使えない人に合わせてたら、日本はどんどん発展途上国になって行くと思うんです。

 

 

体験したことを喋っているだけ

──企業がせいじさんに講演を依頼するというのは、そういう本音が聞けるからなんでしょうね。

千原せいじ 僕はおべんちゃらは言わないから。ほんまのことしか言わへんからとちゃいます?

でも、僕がずるいのは体験したことを喋ってるだけですからね。

 

──ずるい?

 

千原せいじ 講演会だと、先生方がいろいろ考えて、調べてから喋るでしょ。
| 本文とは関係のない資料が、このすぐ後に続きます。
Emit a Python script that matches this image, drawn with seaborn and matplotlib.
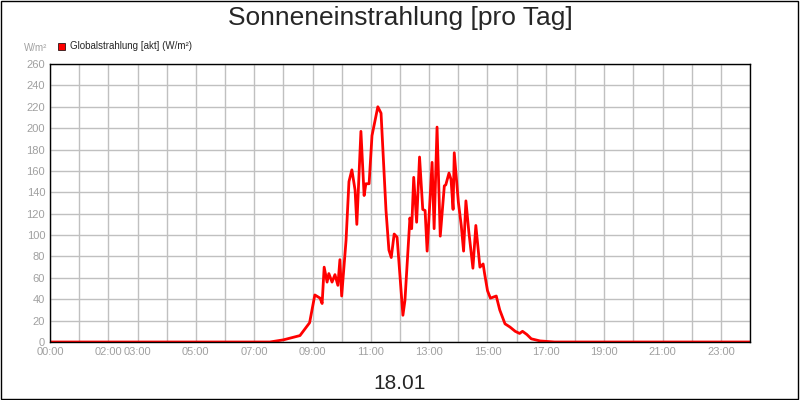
import numpy as np
import pandas as pd
import seaborn as sns
import matplotlib.pyplot as plt
from matplotlib.patches import Rectangle

hours = [0, 7.54, 8.0, 8.57, 8.9, 9.08, 9.26, 9.33, 9.4, 9.5, 9.56, 9.67, 9.77, 9.87, 9.94, 10.0,
         10.15, 10.25, 10.35, 10.46, 10.52, 10.66, 10.77, 10.83, 10.94, 11.04, 11.24, 11.35,
         11.52, 11.62, 11.7, 11.8, 11.9, 12.1, 12.17, 12.34, 12.4, 12.47, 12.57, 12.67, 12.78,
         12.86, 12.93, 13.1, 13.17, 13.27, 13.38, 13.52, 13.57, 13.68, 13.75, 13.82, 13.86,
         14.0, 14.1, 14.18, 14.26, 14.36, 14.5, 14.6, 14.74, 14.85, 14.9, 15.0, 15.1, 15.3,
         15.42, 15.6, 15.77, 15.95, 16.1, 16.2, 16.35, 16.5, 16.8, 17.3, 24]
values = [0, 0, 2, 6, 18, 44, 41, 36, 70, 56, 64, 56, 63, 53, 77, 43,
          95, 150, 161, 142, 110, 197, 137, 148, 148, 193, 220, 214,
          123, 86, 79, 101, 98, 25, 39, 116, 106, 154, 112, 173, 124,
          123, 85, 168, 106, 201, 99, 146, 147, 158, 152, 124, 177,
          131, 109, 85, 132, 103, 69, 109, 70, 73, 64, 48, 41, 43,
          30, 17, 14, 10, 8, 10, 7, 3, 1, 0, 0]
tick_hours = [0, 2, 3, 5, 7, 9, 11, 13, 15, 17, 19, 21, 23]
tick_labels = ["00:00", "02:00", "03:00", "05:00", "07:00", "09:00", "11:00", "13:00",
               "15:00", "17:00", "19:00", "21:00", "23:00"]

df = pd.DataFrame({"hour": hours, "value": values})

sns.set_style("white")
plt.rcParams['font.family'] = ['Liberation Sans', 'DejaVu Sans']
fig = plt.figure(figsize=(8, 4), dpi=100)
ax = fig.add_axes([0.0625, 0.145, 0.875, 0.695])
sns.lineplot(data=df, x="hour", y="value", color="#ff0000", linewidth=2, ax=ax)

ax.set_xlim(0, 24)
ax.set_ylim(0, 260)
ax.set_yticks(range(0, 261, 20))
ax.set_xticks(tick_hours)
ax.set_xticklabels(tick_labels)
ax.set_xticks(range(0, 25), minor=True)
ax.grid(True, which="both", color="#c0c0c0", linewidth=1)
ax.tick_params(axis="both", which="both", length=0, labelsize=8, labelcolor="#a0a0a0")
ax.set_xlabel("18.01", fontsize=15, labelpad=12)
ax.set_ylabel("")
for s in ax.spines.values():
    s.set_color("black")
    s.set_linewidth(1)

fig.text(0.5, 0.955, "Sonneneinstrahlung [pro Tag]", ha="center", va="center", fontsize=19)
fig.text(0.03, 0.88, "W/m²", fontsize=7, color="#a0a0a0", va="center")
fig.patches.append(Rectangle((0.073, 0.875), 0.008, 0.018, transform=fig.transFigure,
                             facecolor="#ff0000", edgecolor="black", linewidth=0.5))
fig.text(0.087, 0.885, "Globalstrahlung [akt] (W/m²)", fontsize=7, va="center")
fig.patches.append(Rectangle((0.001, 0.002), 0.997, 0.996, transform=fig.transFigure,
                             fill=False, edgecolor="black", linewidth=1))

plt.savefig("out.png", dpi=100)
僕は見たこと体験したことを喋ってるだけですからね。

 

──頭で考えた机上の空論じゃないから受けるんでしょうね。

 

千原せいじ 講演会が終わってから「来年もお願いします」と言われたこともあるし、何度か行ったところもあります。

 

──体験は大事ですよね。

 

千原せいじ 日本はまだ日本のなかだけで考えているから本当に不思議です。信号が一個しかない島と東京が同じ交通ルールなんですよ。異常でしょ。

 

あと、日本人はもっと遊んだ方が良いと思うんです。お芝居をやっても、お客さんが緊張しているんです。

 

エンタメを楽しむのが下手やなと思いました。周りが笑ってなくても自分が面白いと思ったら笑ってもいいし、泣いてもいい。それに、エンタメはファンタジーでフィクションやのに、リアルを求めてくるんです。漫才で車を運転するというとき、シートベルトをする所作がなかったって文句言うとか、ヘンでしょ。

 

──ネットの影響もあって重箱の隅を突く人もいますよね。

 

千原せいじ 僕の周りで、社会的地位があって影響力がある人で、インターネットに匿名で書き込みしている人なんてひとりもいません。暇で時間が余っている人が匿名で書くんです。

 

──とても貴重なお話しありがとうございました。